* **What is expected**: Find the word "this" in the data. Return every line where it appears.

* **Charts and diagrams as code**:
## begin

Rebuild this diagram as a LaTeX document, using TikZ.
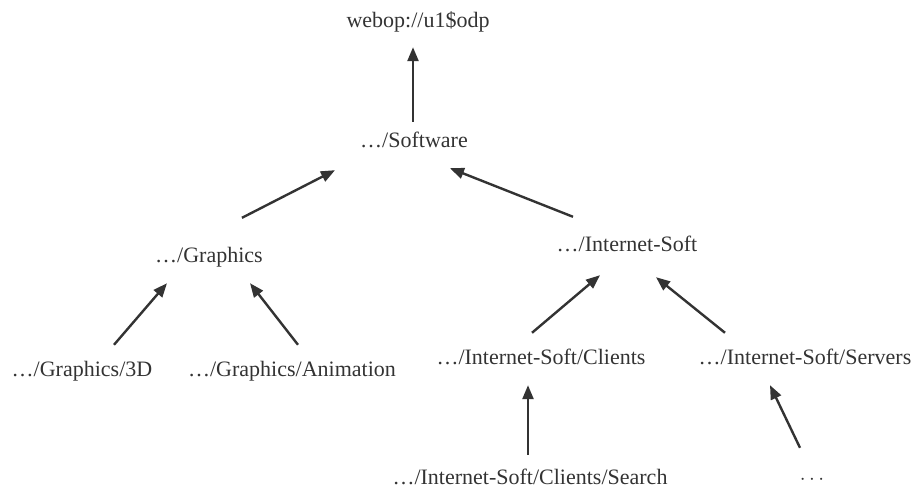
\documentclass[tikz,border=0pt]{standalone}
\usepackage{fontspec}
\setmainfont{Liberation Serif}
\usetikzlibrary{arrows.meta}
\definecolor{inkgray}{HTML}{333333}

\begin{document}
\begin{tikzpicture}[x=1pt, y=1pt,
    lbl/.style={inner sep=0pt, anchor=base, text=inkgray, text height=16pt, text depth=5pt,
        font=\fontsize{22}{26}\selectfont},
    arr/.style={draw=inkgray, line width=2.4pt, -{Triangle[length=14pt,width=11pt]}}]
    \useasboundingbox (0,0) rectangle (916,489);
    % Nodes, top to bottom
    \node[lbl] (root) at (418,461) {webop://u1\$odp};
    \node[lbl] (sw) at (414,341) {\ldots/Software};
    \node[lbl] (gr) at (209,226) {\ldots/Graphics};
    \node[lbl] (is) at (627,237) {\ldots/Internet-Soft};
    \node[lbl] (g3d) at (82,112) {\ldots/Graphics/3D};
    \node[lbl] (ganim) at (292,112) {\ldots/Graphics/Animation};
    \node[lbl] (cl) at (541,124) {\ldots/Internet-Soft/Clients};
    \node[lbl] (sv) at (805,124) {\ldots/Internet-Soft/Servers};
    \node[lbl] (srch) at (530,4) {\ldots/Internet-Soft/Clients/Search};
    \node[lbl] (more) at (812,4) {$\cdots$};

    % Arrows from child to parent
    \draw[arr] ([shift={(-1,10)}]sw.north) -- ([shift={(-5,-14)}]root.south);
    \draw[arr] ([shift={(33,29)}]gr.north) -- ([shift={(-79,-17)}]sw.south);
    \draw[arr] ([shift={(-54,19)}]is.north) -- ([shift={(36,-15)}]sw.south);
    \draw[arr] ([shift={(32,16)}]g3d.north) -- ([shift={(-42,-15)}]gr.south);
    \draw[arr] ([shift={(6,16)}]ganim.north) -- ([shift={(41,-15)}]gr.south);
    \draw[arr] ([shift={(-9,16)}]cl.north) -- ([shift={(-27,-18)}]is.south);
    \draw[arr] ([shift={(-80,16)}]sv.north) -- ([shift={(29,-20)}]is.south);
    \draw[arr] ([shift={(-2,14)}]srch.north) -- ([shift={(-13,-15)}]cl.south);
    \draw[arr] ([shift={(-12,21)}]more.north) -- ([shift={(-35,-15)}]sv.south);
\end{tikzpicture}
\end{document}
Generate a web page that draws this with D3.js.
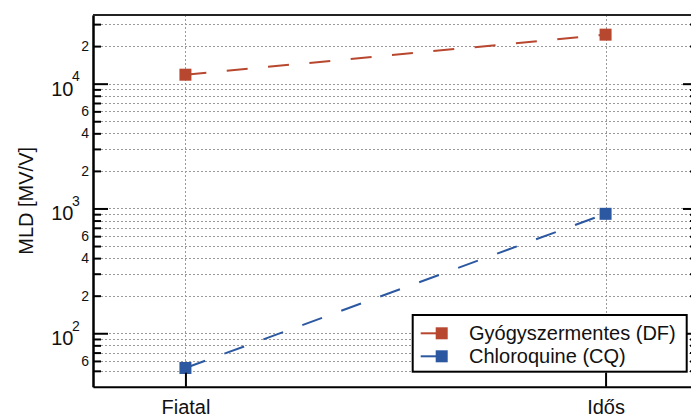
<!DOCTYPE html>
<html>
<head>
<meta charset="utf-8">
<script src="https://cdn.jsdelivr.net/npm/d3@7"></script>
<style>
  html, body { margin: 0; padding: 0; background: #fff; }
  svg { display: block; font-family: "Liberation Sans", Arial, Helvetica, sans-serif; }
</style>
</head>
<body>
<svg id="chart" width="691" height="416"></svg>
<script>
// Groups on the x axis
const categories = ["Fiatal", "Idős"];

// MLD values [MV/V] per group
const seriesNames = ["Gyógyszermentes (DF)", "Chloroquine (CQ)"];
const dfValues = [11800, 24700];
const cqValues = [52.7, 906];
const seriesColors = ["#b8472f", "#2b58a1"];

// Log axis range and labelled minor ticks
const yDomain = [37.3, 35500];
const labelledMinor = [2, 4, 6];
const lowestTick = 50;
const yLabel = "MLD [MV/V]";

const W = 691, H = 416;
const margin = { top: 15, right: -7, bottom: 29.3, left: 93 };
const x0 = margin.left, x1 = W - margin.right;
const yTop = margin.top, yBot = H - margin.bottom;

const svg = d3.select("#chart");

const x = d3.scalePoint().domain(categories).range([x0, x1]).padding(0.22);
const y = d3.scaleLog().domain(yDomain).range([yBot, yTop]);

const allTicks = y.ticks().filter(v => v >= lowestTick);
const mant = v => Math.round(v / Math.pow(10, Math.floor(Math.log10(v) + 1e-9)));
const majors = allTicks.filter(v => mant(v) === 1);
const minors = allTicks.filter(v => mant(v) !== 1);

// Dotted grid
const grid = svg.append("g").attr("stroke", "#9a9a9a").attr("stroke-width", 1)
  .attr("stroke-dasharray", "2,2").attr("fill", "none");
grid.selectAll("line.h").data(allTicks).join("line").attr("class", "h")
  .attr("x1", x0).attr("x2", x1)
  .attr("y1", d => Math.round(y(d)) + 0.5).attr("y2", d => Math.round(y(d)) + 0.5);
grid.selectAll("line.v").data(categories).join("line").attr("class", "v")
  .attr("x1", d => Math.round(x(d)) + 0.5).attr("x2", d => Math.round(x(d)) + 0.5)
  .attr("y1", yTop).attr("y2", yBot);

// Series lines and square markers
const series = [dfValues, cqValues].map((vals, i) => ({
  name: seriesNames[i], color: seriesColors[i],
  points: categories.map((c, j) => ({ c, v: vals[j] }))
}));
const line = d3.line().x(d => x(d.c)).y(d => y(d.v));
const sg = svg.append("g");
series.forEach(s => {
  sg.append("path").datum(s.points).attr("d", line)
    .attr("fill", "none").attr("stroke", s.color).attr("stroke-width", 2)
    .attr("stroke-dasharray", "21,20.5");
  sg.selectAll(null).data(s.points).join("rect")
    .attr("x", d => x(d.c) - 6).attr("y", d => y(d.v) - 6)
    .attr("width", 12).attr("height", 12).attr("fill", s.color);
});

// Axes
function styleAxis(g) {
  g.select(".domain").attr("stroke", "#000").attr("stroke-width", 2);
  g.selectAll(".tick line").attr("stroke", "#000").attr("stroke-width", 2);
  g.selectAll(".tick text").attr("fill", "#111");
}

const leftMinor = svg.append("g").attr("transform", `translate(${x0},0)`)
  .call(d3.axisLeft(y).tickValues(minors).tickSize(-8).tickSizeOuter(0).tickPadding(4)
    .tickFormat(d => labelledMinor.includes(mant(d)) ? String(mant(d)) : ""))
  .call(styleAxis);
leftMinor.selectAll(".tick text").attr("font-size", 14).attr("font-family", null);

const leftMajor = svg.append("g").attr("transform", `translate(${x0},0)`)
  .call(d3.axisLeft(y).tickValues(majors).tickSize(-15).tickSizeOuter(0).tickFormat(""))
  .call(styleAxis);
const decade = leftMajor.selectAll(".tick");
decade.append("text").attr("x", -19.5).attr("y", 11.5).attr("text-anchor", "end")
  .attr("font-size", 20).attr("fill", "#111").attr("dy", null).text("10");
decade.append("text").attr("x", -21).attr("y", -2.7).attr("text-anchor", "start")
  .attr("font-size", 14).attr("fill", "#111")
  .text(d => String(Math.round(Math.log10(d))));

svg.append("g").attr("transform", `translate(${x1},0)`)
  .call(d3.axisRight(y).tickValues(minors).tickSize(-8).tickSizeOuter(0).tickFormat(""))
  .call(styleAxis);
svg.append("g").attr("transform", `translate(${x1},0)`)
  .call(d3.axisRight(y).tickValues(majors).tickSize(-15).tickSizeOuter(0).tickFormat(""))
  .call(styleAxis);

const bottom = svg.append("g").attr("transform", `translate(0,${yBot})`)
  .call(d3.axisBottom(x).tickSize(-14).tickSizeOuter(0).tickPadding(13.4))
  .call(styleAxis);
bottom.selectAll(".tick text").attr("font-size", 20).attr("font-family", null);

// Top frame line
svg.append("line").attr("x1", x0).attr("x2", x1).attr("y1", yTop).attr("y2", yTop)
  .attr("stroke", "#222").attr("stroke-width", 2);

// Y axis title
svg.append("text").attr("transform", `translate(33,${(yTop + yBot) / 2}) rotate(-90)`)
  .attr("text-anchor", "middle").attr("font-size", 20).attr("fill", "#111").text(yLabel);

// Legend
const lg = svg.append("g").attr("transform", "translate(412.7,315)");
lg.append("rect").attr("width", 274).attr("height", 56.7)
  .attr("fill", "#fff").attr("stroke", "#000").attr("stroke-width", 2);
series.forEach((s, i) => {
  const cy = 18.3 + i * 23;
  lg.append("line").attr("x1", 8).attr("x2", 29).attr("y1", cy).attr("y2", cy)
    .attr("stroke", s.color).attr("stroke-width", 2);
  lg.append("rect").attr("x", 23).attr("y", cy - 6).attr("width", 12).attr("height", 12)
    .attr("fill", s.color);
  lg.append("text").attr("x", 56.3).attr("y", cy + 6.3).attr("font-size", 20)
    .attr("fill", "#111").text(s.name);
});
</script>
</body>
</html>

## end

* **Right answer**:
Rebuild this diagram as a LaTeX document, using TikZ.
Generate a web page that draws this with D3.js.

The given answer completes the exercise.